On ARC-AGI-2 visual logic puzzles, GPT-5.4 Pro set to xhigh (83.3 percent) came in ahead of Gemini 3.1 Pro Preview (74.0 percent) and fractionally behind Gemini 3 Deep Think (84.6 percent).

Why it matters: OpenAI’s GPT 5.4 has vaulted over Anthropic’s Claude — for the moment — to challenge Google’s Gemini for the top spot. OpenAI touts the GPT-5.4 family’s improved performance per token, but it still requires twice as many tokens as Gemini 3.1 Pro Preview to match the latter’s performance, and its higher efficiency is largely negated by its higher price. GPT-5.4 Pro is a state-of-the art coding model, and costs less than Claude Opus 4.6 to complete coding tasks. But Google’s ability to keep Gemini 3.1 Preview’s price low and overall intelligence high, along with its ability to process audio and video, remains a formidable obstacle for any AI company that aims to become the undisputed leader.

We’re thinking: GPT-5.4 ranks highest on benchmarks developed internally by OpenAI, as you would expect. But these metrics show that the models are built to solve hard problems in automating office work.
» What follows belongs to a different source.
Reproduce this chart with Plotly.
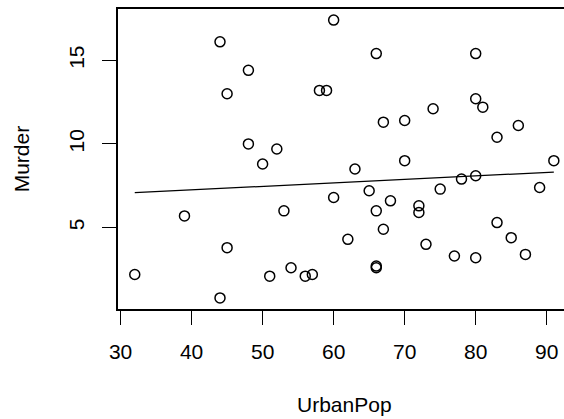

GPT-5.4 Pro turned in impressive performance on GDPval (83 percent win or tie rate against professionals across knowledge-work tasks like writing legal briefs and customer-support conversations) and OSWorld-Verified (75 percent success rate on computer use tasks like navigating websites and updating spreadsheets from files, above the 72.4 percent human baseline). Given the high human costs of this work, GPT-5.4 Pro, even at xhigh reasoning, may turn out to be a bargain.